Why this is important has to do with the realization that Celts must have expanded explosively in all directions during the estimated range for Common Celtic (ca. 1500-1000 BC), and as such R1b-M167 is probably going to be one of the clear Y-DNA markers of the Celtic expansion, when it appears in the ancient DNA record, maybe in new SNP calls from samples of the Olalde et al. (2019) paper, or in future Urnfield/Hallstatt/La Tène papers.

Sister clades derived from R1b-Z262 (TMRCA ca. 1650 BC for YTree, or 2700 for YFull), although sharing a quite old origin, may have taken part in the same communities that expanded R1b-M167, likely from some point in central Europe, possibly as remnants of a previous (Tumulus culture?) central European expansion, as the sample SZ5 from Szólád (R1b-CTS1595) and the distribution of modern samples suggest.

r1b-df27-m167-sry2627
Left: Modern distribution of upstream clade L176.2 (YFull R1b-CTS4188); Right: Modern distribution of M167. Both include later expansions within Iberia (probably with the Crown of Aragon during the Reconquista). Contour maps of the derived allele frequencies of the SNPs analyzed in Solé-Morata et al. (2017).
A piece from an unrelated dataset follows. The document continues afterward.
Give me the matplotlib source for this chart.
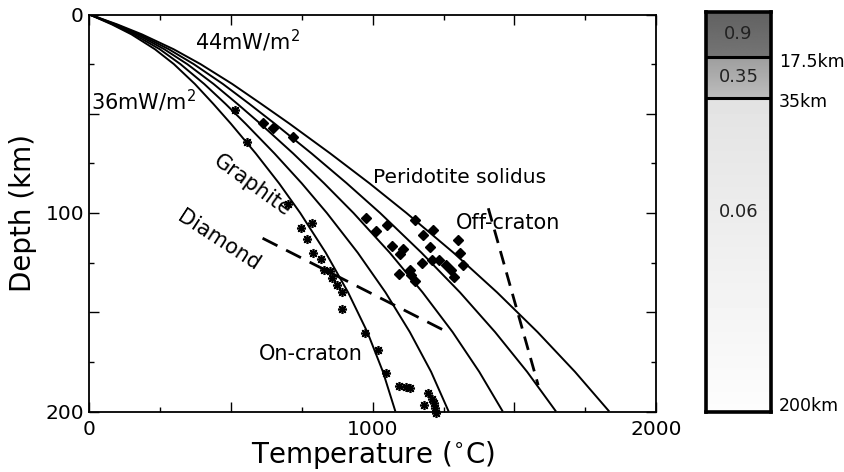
import matplotlib
matplotlib.use("Agg")
import numpy as np
import matplotlib.pyplot as plt
from matplotlib.ticker import MultipleLocator, FuncFormatter

plt.rcParams['font.family'] = ['DejaVu Sans']
plt.rcParams['mathtext.fontset'] = 'dejavusans'

# ---------------- data ----------------
depth_km = [0, 5, 10, 17.5, 25, 35, 45, 55, 70, 85, 100, 120, 140, 160, 180, 200]
geotherm_36 = [0, 79, 148, 231, 298, 372, 437, 499, 587, 669, 744, 834, 913, 981, 1036, 1080]
geotherm_38 = [0, 84, 157, 248, 321, 405, 480, 551, 653, 749, 838, 947, 1045, 1131, 1206, 1268]
geotherm_40 = [0, 89, 167, 264, 345, 438, 522, 603, 719, 828, 932, 1060, 1176, 1282, 1376, 1459]
geotherm_42 = [0, 93, 176, 280, 368, 471, 564, 654, 784, 908, 1026, 1172, 1308, 1432, 1545, 1647]
geotherm_44 = [0, 98, 185, 297, 392, 504, 606, 706, 850, 988, 1119, 1285, 1439, 1582, 1714, 1835]
geotherms = [geotherm_36, geotherm_38, geotherm_40, geotherm_42, geotherm_44]

off_craton_T = [611, 647, 717, 976, 1011, 1050, 1068, 1096, 1107, 1093, 1135, 1149, 1149,
                1177, 1213, 1202, 1174, 1208, 1234, 1258, 1276, 1286, 1300, 1308, 1318, 1131]
off_craton_z = [54.8, 57.3, 61.6, 102.5, 109.1, 106.0, 116.6, 120.7, 118.1, 130.7, 131.2, 134.2, 103.5,
                111.1, 108.6, 117.1, 125.2, 123.7, 123.7, 126.2, 128.7, 132.2, 113.6, 120.2, 126.2, 128.7]

on_craton_T = [514, 555, 702, 746, 786, 767, 790, 816, 828, 849, 857, 873, 890, 890, 972,
               1019, 1047, 1094, 1117, 1131, 1196, 1210, 1216, 1181, 1220, 1223]
on_craton_z = [48.1, 64.1, 95.5, 107.4, 104.9, 113.2, 120.3, 123.3, 128.7, 129.1, 132.9, 136.3, 139.6,
               148.5, 160.3, 169.0, 180.8, 187.2, 187.8, 188.3, 190.5, 193.9, 195.9, 196.7, 198.4, 200.6]

graphite_diamond_T = [611, 1272]
graphite_diamond_z = [112.7, 160.6]

solidus_T = [1408, 1584]
solidus_z = [97.6, 186.7]

layer_heat = ["0.9", "0.35", "0.06"]
layer_depth_labels = ["17.5km", "35km", "200km"]

# ---------------- figure ----------------
W, H = 845, 472
fig = plt.figure(figsize=(W / 100, H / 100), dpi=100)
ax = fig.add_axes([89.5 / W, 1 - 411.5 / H, (656 - 89.5) / W, (411.5 - 14.5) / H])

for g in geotherms:
    ax.plot(g, depth_km, color='black', lw=1.4, solid_capstyle='butt')

ax.plot(graphite_diamond_T, graphite_diamond_z, color='black', lw=2.0, dashes=(6, 3.5))
ax.plot(solidus_T, solidus_z, color='black', lw=2.0, dashes=(5, 3))

ax.plot(off_craton_T, off_craton_z, ls='none', marker='D', ms=5.2, color='black', clip_on=False)
ax.plot(on_craton_T, on_craton_z, ls='none', marker=(8, 2, 0), ms=6.5, mew=1.2,
        color='black', clip_on=False)

ax.set_xlim(0, 2000)
ax.set_ylim(200, 0)

ax.xaxis.set_major_locator(MultipleLocator(500))
ax.xaxis.set_minor_locator(MultipleLocator(250))
ax.yaxis.set_major_locator(MultipleLocator(50))
ax.yaxis.set_minor_locator(MultipleLocator(25))
ax.xaxis.set_major_formatter(FuncFormatter(lambda v, p: f"{int(v)}" if v % 1000 == 0 else ""))
ax.yaxis.set_major_formatter(FuncFormatter(lambda v, p: f"{int(v)}" if v % 100 == 0 else ""))
ax.tick_params(which='both', direction='in', top=True, right=True, width=1.0)
ax.tick_params(which='major', length=7, labelsize=14.5)
ax.tick_params(which='minor', length=3.5)
ax.tick_params(axis='x', pad=6)
ax.tick_params(axis='y', pad=4)
for s in ax.spines.values():
    s.set_linewidth(1.3)

ax.set_xlabel("Temperature ($^{\\circ}$C)", fontsize=20, labelpad=0)
ax.set_ylabel("Depth (km)", fontsize=20, labelpad=6)

ax.text(371, 17.9, "44mW/m$^2$", fontsize=15, ha='left', va='baseline')
ax.text(6, 48.0, "36mW/m$^2$", fontsize=15, ha='left', va='baseline')
ax.text(1308, 82, "Peridotite solidus", fontsize=14.5, ha='center', va='center')
ax.text(1477, 105, "Off-craton", fontsize=15, ha='center', va='center')
ax.text(782, 171, "On-craton", fontsize=15, ha='center', va='center')
ax.text(575, 86, "Graphite", fontsize=15, ha='center', va='center', rotation=-36)
ax.text(455, 114, "Diamond", fontsize=15, ha='center', va='center', rotation=-33)

# ---------------- right column ----------------
bx = fig.add_axes([706 / W, 1 - 412 / H, 65 / W, 400 / H])
bx.set_xlim(0, 1)
bx.set_ylim(1, 0)
bounds = [0.0, 0.113, 0.215, 1.0]
shades = [(0.38, 0.46), (0.62, 0.74), (0.89, 0.99)]
for i in range(3):
    grad = np.linspace(shades[i][0], shades[i][1], 64).reshape(-1, 1)
    bx.imshow(grad, cmap='gray', vmin=0, vmax=1, aspect='auto',
              extent=[0, 1, bounds[i + 1], bounds[i]], interpolation='bilinear')
for b in bounds[1:3]:
    bx.axhline(b, color='black', lw=2.2)
bx.set_xlim(0, 1)
bx.set_ylim(1, 0)
bx.set_xticks([])
bx.set_yticks([])
for s in bx.spines.values():
    s.set_linewidth(2.6)
label_y = [0.056, 0.163, 0.5]
for t, yy in zip(layer_heat, label_y):
    bx.text(0.5, yy, t, fontsize=13, ha='center', va='center', color='#222222')
side_y = [0.125, 0.225, 0.985]
for t, yy in zip(layer_depth_labels, side_y):
    bx.text(1.12, yy, t, fontsize=12.5, ha='left', va='center', transform=bx.transData, clip_on=False)

fig.savefig("out.png", dpi=100)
The Celtic expansion might not have been a mass migration of peoples replacing all male lines of their controlled territories (as was common in the Neolithic and Chalcolithic), because of the Bronze Age dominant chiefdom-based system that relied on alliances, but it is becoming clear that Early Celts are also going to show the expansion of certain successful male lineages.

Oh, and you can say goodbye to the autochthonous “Vasconic = R1b-DF27” (latest heir of the “Vasconic = R1b-P312”) theory, too, if – for some strange reason – you hadn’t already.

EDIT (16 MAR) Just in case the wording is not clear: the fact that this haplogroup most likely expanded with Celts does not mean that its lineages didn’t become eventually incorporated into Iberian cultures and adopted non-IE languages: some of them probably did at some point, in some regions of northern Iberia, and most were certainly later incorporated to the Roman civilization and spoke Latin, then to the medieval kingdoms with their languages, and so on until the present day… Only those eventually associated with Iron Age Aquitanians may have retained their non-IE language, unless those lineages today associated with Basques were incorporated later to the Basque-speaking regions by expanding medieval kingdoms. A complex picture repeated everywhere in Europe: no haplogroup+language continuity in sight, anywhere.